Goal of the exercise: Show every line containing "this" by copying it.

· · · ·

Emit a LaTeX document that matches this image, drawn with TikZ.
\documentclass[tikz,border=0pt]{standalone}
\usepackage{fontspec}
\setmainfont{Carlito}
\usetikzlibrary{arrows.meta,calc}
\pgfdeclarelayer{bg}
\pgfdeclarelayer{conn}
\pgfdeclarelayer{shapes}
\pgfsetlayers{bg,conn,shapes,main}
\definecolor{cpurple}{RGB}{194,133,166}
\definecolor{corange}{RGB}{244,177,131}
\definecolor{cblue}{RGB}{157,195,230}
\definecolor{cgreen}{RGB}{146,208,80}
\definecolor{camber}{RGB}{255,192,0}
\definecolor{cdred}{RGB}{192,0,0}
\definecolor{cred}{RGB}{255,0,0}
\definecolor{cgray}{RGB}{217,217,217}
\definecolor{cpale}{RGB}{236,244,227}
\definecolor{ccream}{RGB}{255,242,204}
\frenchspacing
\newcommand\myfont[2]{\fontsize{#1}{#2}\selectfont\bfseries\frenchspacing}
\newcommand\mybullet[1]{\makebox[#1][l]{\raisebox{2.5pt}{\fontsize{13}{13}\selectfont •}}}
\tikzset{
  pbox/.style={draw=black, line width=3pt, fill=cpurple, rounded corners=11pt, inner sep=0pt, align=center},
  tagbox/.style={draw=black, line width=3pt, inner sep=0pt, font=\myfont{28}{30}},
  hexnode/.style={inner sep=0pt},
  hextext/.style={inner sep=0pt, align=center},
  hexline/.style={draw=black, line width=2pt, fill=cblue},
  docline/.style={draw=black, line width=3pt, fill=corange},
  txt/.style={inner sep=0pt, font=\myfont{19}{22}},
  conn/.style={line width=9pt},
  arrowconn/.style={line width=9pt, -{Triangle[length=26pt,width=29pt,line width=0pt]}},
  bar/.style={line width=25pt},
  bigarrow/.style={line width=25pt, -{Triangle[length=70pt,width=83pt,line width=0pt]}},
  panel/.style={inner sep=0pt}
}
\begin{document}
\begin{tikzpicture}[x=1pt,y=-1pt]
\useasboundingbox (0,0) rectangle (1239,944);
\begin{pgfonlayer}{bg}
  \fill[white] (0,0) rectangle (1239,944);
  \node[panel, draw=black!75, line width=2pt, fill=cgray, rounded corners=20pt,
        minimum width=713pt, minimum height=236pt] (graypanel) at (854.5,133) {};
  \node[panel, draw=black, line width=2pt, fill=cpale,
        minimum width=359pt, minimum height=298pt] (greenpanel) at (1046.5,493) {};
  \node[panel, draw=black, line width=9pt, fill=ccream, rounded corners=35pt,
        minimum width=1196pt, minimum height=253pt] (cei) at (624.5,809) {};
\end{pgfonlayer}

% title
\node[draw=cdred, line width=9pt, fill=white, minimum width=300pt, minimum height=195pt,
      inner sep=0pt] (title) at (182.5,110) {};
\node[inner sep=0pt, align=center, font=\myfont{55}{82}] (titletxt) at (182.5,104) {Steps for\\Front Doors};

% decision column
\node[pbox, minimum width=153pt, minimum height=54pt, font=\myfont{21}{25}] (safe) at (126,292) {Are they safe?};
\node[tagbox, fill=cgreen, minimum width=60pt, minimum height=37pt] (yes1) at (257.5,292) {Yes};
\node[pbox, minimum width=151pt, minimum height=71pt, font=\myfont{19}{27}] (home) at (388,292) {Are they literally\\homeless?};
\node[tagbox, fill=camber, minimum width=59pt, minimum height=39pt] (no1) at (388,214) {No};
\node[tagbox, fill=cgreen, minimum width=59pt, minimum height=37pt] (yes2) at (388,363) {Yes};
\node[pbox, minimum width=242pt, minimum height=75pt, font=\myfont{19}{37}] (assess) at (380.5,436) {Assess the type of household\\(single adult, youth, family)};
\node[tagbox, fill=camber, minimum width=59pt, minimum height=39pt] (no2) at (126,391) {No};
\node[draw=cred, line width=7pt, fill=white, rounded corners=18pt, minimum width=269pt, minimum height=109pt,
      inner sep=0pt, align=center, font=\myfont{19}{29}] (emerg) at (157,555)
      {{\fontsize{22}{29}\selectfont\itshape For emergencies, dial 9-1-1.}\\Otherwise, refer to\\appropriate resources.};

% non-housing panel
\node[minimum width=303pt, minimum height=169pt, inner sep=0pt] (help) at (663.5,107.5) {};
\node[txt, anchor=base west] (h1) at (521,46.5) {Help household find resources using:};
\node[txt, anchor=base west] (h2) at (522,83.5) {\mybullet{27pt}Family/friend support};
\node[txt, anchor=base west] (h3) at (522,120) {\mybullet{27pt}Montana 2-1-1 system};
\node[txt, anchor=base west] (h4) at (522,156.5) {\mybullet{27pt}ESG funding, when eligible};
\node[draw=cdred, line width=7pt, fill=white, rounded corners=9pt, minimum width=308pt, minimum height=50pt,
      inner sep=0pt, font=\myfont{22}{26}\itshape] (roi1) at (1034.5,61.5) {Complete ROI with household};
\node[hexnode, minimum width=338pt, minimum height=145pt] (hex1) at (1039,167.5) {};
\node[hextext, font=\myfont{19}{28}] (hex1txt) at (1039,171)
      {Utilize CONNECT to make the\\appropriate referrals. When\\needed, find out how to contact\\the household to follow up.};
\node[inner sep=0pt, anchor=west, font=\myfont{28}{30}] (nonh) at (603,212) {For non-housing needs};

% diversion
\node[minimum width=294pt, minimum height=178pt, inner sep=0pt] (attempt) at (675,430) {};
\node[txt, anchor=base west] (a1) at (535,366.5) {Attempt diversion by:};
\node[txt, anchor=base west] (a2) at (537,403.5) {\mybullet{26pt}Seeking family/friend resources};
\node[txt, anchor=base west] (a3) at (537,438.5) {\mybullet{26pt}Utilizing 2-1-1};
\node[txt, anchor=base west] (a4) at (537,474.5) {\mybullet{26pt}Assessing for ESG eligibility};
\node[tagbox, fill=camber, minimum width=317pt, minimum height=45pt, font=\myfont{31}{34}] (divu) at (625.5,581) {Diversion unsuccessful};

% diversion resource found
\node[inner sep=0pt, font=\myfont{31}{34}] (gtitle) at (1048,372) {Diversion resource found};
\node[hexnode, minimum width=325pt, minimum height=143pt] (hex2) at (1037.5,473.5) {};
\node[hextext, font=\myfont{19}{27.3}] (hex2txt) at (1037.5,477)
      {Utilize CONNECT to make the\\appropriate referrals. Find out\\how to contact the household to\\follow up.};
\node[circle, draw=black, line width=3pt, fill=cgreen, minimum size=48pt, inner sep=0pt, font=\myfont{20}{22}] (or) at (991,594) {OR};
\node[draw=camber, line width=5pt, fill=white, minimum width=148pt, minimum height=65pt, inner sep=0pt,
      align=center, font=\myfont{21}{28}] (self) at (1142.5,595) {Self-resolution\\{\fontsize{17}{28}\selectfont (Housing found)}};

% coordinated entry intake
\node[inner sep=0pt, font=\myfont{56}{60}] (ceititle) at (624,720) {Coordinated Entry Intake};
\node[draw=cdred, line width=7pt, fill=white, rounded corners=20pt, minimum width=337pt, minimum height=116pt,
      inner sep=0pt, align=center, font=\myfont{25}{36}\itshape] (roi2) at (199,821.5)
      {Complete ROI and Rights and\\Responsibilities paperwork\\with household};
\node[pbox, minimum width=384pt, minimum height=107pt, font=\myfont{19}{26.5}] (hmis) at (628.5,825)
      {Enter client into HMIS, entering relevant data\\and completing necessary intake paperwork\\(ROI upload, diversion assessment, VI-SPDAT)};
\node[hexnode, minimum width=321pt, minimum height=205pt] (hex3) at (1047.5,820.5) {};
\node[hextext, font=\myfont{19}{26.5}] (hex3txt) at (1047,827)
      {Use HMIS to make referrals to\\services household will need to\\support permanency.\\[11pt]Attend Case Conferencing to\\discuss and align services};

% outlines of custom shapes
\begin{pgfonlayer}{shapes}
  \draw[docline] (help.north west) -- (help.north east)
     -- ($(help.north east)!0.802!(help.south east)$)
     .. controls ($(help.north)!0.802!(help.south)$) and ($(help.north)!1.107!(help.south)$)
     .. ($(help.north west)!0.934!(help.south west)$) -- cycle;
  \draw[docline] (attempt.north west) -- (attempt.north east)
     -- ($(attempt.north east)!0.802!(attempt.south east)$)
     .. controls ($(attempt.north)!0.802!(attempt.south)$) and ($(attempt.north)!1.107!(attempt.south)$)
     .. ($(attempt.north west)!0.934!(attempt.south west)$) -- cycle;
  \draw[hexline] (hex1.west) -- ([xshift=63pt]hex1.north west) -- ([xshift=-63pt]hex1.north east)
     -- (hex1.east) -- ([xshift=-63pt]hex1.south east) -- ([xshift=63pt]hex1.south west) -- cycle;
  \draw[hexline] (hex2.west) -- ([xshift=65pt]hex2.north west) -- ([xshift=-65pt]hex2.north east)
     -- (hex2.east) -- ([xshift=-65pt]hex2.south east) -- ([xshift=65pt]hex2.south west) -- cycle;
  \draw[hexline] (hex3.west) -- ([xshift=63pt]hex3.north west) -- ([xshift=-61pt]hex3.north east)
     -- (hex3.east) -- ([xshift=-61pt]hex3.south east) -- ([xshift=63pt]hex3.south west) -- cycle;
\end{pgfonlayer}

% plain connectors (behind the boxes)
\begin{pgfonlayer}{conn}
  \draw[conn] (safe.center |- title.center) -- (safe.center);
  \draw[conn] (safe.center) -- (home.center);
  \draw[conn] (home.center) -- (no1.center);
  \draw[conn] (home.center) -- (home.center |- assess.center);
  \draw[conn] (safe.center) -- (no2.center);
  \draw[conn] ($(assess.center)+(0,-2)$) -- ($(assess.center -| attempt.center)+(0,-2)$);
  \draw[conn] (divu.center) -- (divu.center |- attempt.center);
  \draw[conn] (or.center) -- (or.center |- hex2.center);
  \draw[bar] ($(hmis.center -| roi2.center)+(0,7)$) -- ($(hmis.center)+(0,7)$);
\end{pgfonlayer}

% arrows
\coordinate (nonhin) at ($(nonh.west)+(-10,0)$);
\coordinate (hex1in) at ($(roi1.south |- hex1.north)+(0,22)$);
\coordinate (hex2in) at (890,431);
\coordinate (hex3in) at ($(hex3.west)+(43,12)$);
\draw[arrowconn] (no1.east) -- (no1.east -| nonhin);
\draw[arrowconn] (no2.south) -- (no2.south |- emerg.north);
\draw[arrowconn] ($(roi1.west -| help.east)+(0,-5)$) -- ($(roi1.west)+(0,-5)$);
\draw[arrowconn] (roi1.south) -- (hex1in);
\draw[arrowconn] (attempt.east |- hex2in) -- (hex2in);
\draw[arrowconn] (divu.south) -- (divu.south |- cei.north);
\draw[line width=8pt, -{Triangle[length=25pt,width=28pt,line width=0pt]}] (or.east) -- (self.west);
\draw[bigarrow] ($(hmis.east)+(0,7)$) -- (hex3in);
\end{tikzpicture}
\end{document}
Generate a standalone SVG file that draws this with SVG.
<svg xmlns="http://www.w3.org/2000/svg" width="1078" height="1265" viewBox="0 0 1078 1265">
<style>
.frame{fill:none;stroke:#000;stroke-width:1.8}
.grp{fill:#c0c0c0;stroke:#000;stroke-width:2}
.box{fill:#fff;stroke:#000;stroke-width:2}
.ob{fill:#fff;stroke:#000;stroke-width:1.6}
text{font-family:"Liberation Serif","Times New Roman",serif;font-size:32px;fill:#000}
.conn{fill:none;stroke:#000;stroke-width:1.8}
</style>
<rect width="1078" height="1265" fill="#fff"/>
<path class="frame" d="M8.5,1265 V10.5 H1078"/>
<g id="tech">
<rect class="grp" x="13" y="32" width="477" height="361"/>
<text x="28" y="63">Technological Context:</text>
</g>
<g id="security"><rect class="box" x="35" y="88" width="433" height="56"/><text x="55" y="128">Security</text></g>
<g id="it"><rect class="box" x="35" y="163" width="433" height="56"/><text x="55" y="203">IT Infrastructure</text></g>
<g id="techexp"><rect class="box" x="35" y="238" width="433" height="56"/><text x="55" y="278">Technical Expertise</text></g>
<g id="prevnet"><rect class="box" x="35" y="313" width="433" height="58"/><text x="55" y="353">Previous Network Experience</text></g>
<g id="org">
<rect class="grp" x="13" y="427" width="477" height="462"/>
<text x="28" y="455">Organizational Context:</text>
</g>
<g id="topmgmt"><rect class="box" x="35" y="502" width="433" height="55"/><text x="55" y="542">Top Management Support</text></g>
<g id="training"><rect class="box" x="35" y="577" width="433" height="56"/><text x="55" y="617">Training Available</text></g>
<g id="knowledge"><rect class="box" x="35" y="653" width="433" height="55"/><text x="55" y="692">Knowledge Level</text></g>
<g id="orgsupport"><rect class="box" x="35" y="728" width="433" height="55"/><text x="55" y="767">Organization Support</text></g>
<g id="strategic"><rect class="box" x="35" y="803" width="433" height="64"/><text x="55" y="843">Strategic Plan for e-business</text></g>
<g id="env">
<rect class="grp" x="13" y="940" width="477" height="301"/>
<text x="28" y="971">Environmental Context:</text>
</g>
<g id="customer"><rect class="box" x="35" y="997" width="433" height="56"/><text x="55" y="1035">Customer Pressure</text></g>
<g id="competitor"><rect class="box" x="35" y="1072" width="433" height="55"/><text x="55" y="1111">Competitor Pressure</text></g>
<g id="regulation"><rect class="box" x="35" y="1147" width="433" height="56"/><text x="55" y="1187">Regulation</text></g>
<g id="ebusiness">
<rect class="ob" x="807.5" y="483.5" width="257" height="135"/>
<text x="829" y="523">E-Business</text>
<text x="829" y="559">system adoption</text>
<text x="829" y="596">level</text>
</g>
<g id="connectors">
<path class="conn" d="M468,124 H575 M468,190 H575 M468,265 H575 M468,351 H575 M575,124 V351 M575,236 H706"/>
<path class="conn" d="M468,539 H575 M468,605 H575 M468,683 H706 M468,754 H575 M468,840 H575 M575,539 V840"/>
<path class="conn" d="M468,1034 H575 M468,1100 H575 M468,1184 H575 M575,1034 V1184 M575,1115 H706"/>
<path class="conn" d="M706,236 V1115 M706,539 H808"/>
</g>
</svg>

· · · ·

Correct output:
Emit a LaTeX document that matches this image, drawn with TikZ.
Generate a standalone SVG file that draws this with SVG.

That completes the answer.